The data on shared meals in America is not great. Only 38% of younger working-class Americans grew up eating together daily. A well-assembled cheese board is not a policy solution, but it is something you can do this weekend.
There is a 2022 study published in the International Journal of Environmental Research and Public Health that looked at shared meal programs for older adults across multiple community sites. It found that participants showed improved health impact scores and better meal patterns. It did not find, in every case, a significant association with actual nutrient intake. Which means eating together made people feel better and eat more consistently, but the food itself was almost beside the point. The researchers at that point had not yet considered a Comté and a glass of Jura Chardonnay, but the implication holds. What we get from eating with other people is not primarily calories. It is something harder to measure and, apparently, harder to hold onto.
What the Data Actually Says, Which Is Not Nothing
The claim that Americans have cut social eating in half is not well-supported by any single clean dataset. What is supported, clearly and in multiple places, is that the erosion is real and it tracks along predictable lines. A 2023 Pew Research survey found that only 38% of younger Americans without a college education were raised in households that shared meals daily. That number climbs considerably among college-educated households, which tells you something about who gets to maintain the ritual and who does not. Communal eating, it turns out, has always been partially a class variable.
The pandemic years briefly scrambled this. Federal funding expanded school meal access dramatically, and participation rose. When that funding expired, school meal participation dropped 5 to 7 percent within a single academic year, according to reporting on USDA program data. Children did not suddenly stop wanting lunch. The infrastructure for eating together got defunded — quietly, in a budget line, with no particular announcement. This is a meaningful distinction. The decline of the shared meal in American life is not a story about cultural indifference. It is, in many places, a story about what happens when the structural support for eating together disappears and no one is assigned to notice.
What a Cheese Board Can and Cannot Do
A cheese board cannot fix food insecurity. Approximately 13.7% of U.S. households, or about 18.3 million, were food insecure in 2024, according to USDA Economic Research Service data. That includes roughly 14.1 million children. A slate of aged Manchego, some honeycomb, and a jar of Calabrian chilies is not a response to that number. It is important to say this directly so we can then say the next thing without being ridiculous.
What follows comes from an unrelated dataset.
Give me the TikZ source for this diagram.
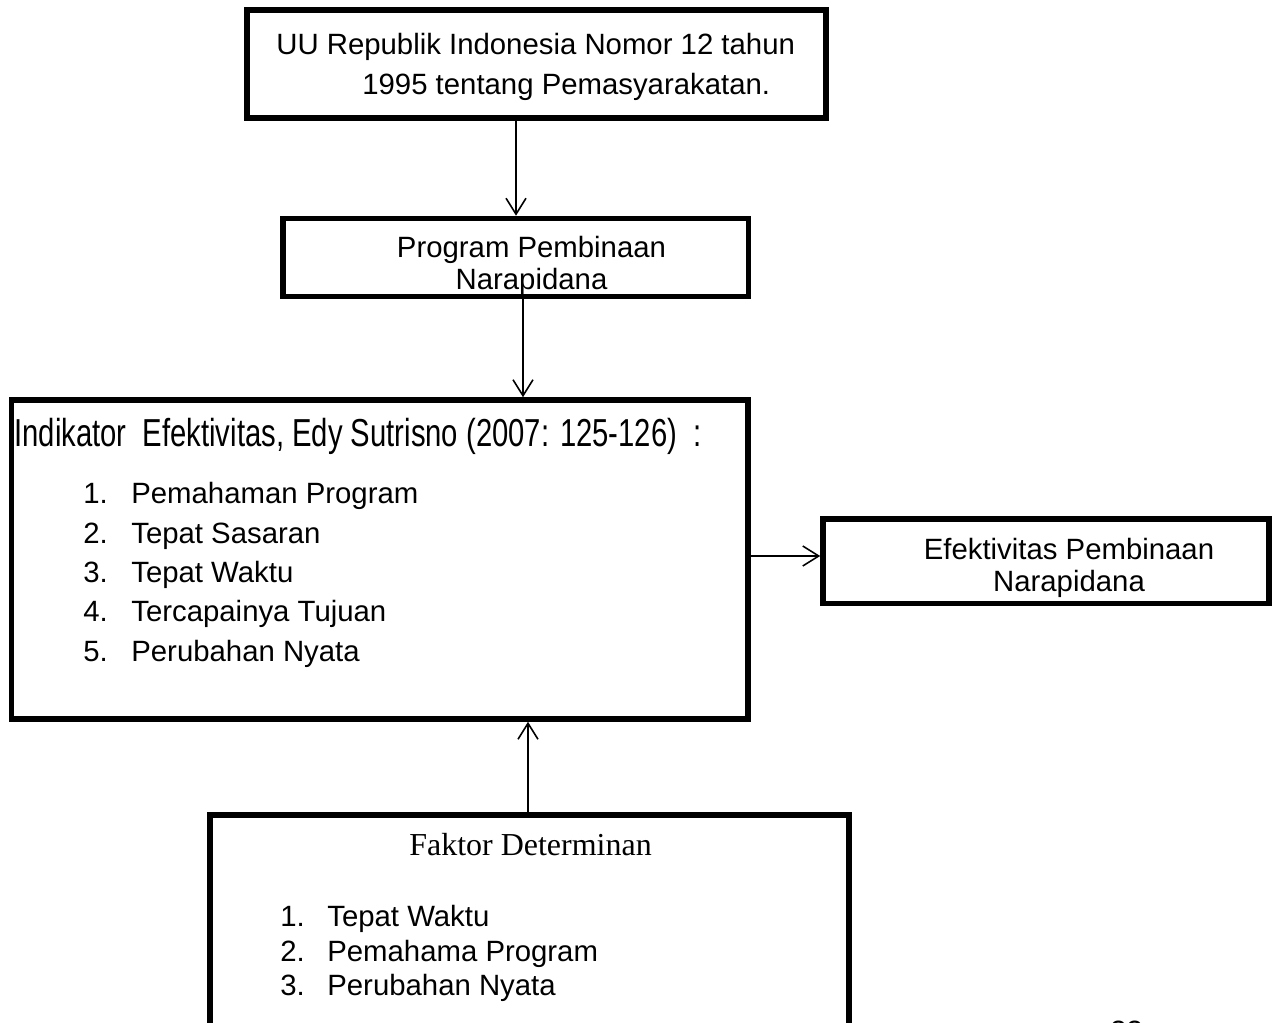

The next thing is: for people who do have access, the invitation itself is the point — and a cheese board is one of the more effective low-effort ways to extend one. It requires no host timeline, no coordinated serving, no anxiety about whether the salmon is done. You put things on a board, you open something to drink, and people stand around it for two hours talking. A 2019 Oxford University study led by Robin Dunbar found that people who eat socially report higher levels of satisfaction with life and feel more embedded in their communities than those who eat alone, regardless of income level. The mechanism, Dunbar's team argued, is not the food. It is the synchrony of the shared act. The cheese board, structurally, is very good at producing synchrony with almost no preparation required.
The Specific Things Worth Putting on the Board
If we are treating the cheese board as a genuine social instrument and not just an appetizer, then the selection matters in the same way that a playlist matters. You want range. A young Manchego from Castilla-La Mancha, produced by Dehesa de Los Llanos, gives you something approachable and slightly grassy that works for people who are still figuring out whether they like cheese. An Époisses de Bourgogne, washed-rind and produced in Burgundy under AOC rules by Berthaut-Gaugry, gives you the person at the party who says they do not like strong cheese immediately reconsidering their entire position. A good aged Cheddar, something like a 24-month Cabot Clothbound finished at the Cellars at Jasper Hill in Greensboro, Vermont, anchors the board with something crystalline and familiar.
For wine, a Pinot Noir from the Willamette Valley threads the needle. Domaine Drouhin Oregon's Dundee Hills Pinot Noir has enough acid to cut through the fat of the Époisses without overwhelming the Manchego. If you are serving the board before a meal, a sparkling Crémant de Bourgogne from Louis Bouillot gives people something to hold while they figure out where they want to stand. The goal is that no one leaves the board. You have succeeded when someone says, forty minutes in, that they should probably go sit down, and then does not.
The research on shared meals is consistent enough that its conclusions are not really in dispute: eating with other people is associated with better reported wellbeing, stronger social ties, and more regular eating patterns. The reasons Americans are eating together less are structural and economic and not easily solved by anything available at a cheese shop. But the cheese shop is still open. The board takes twenty minutes to assemble. And the study from the International Journal of Environmental Research and Public Health, published through the National Institutes of Health at pmc.ncbi.nlm.nih.gov/articles/PMC9795837, found that what shared meals improve most reliably is not nutrition. It is the sense that someone thought to put something out and invite you over. That part, at least, remains within reach.
* This article contains opinions, satire, and possibly correct information about wine and cheese. It is not medical advice.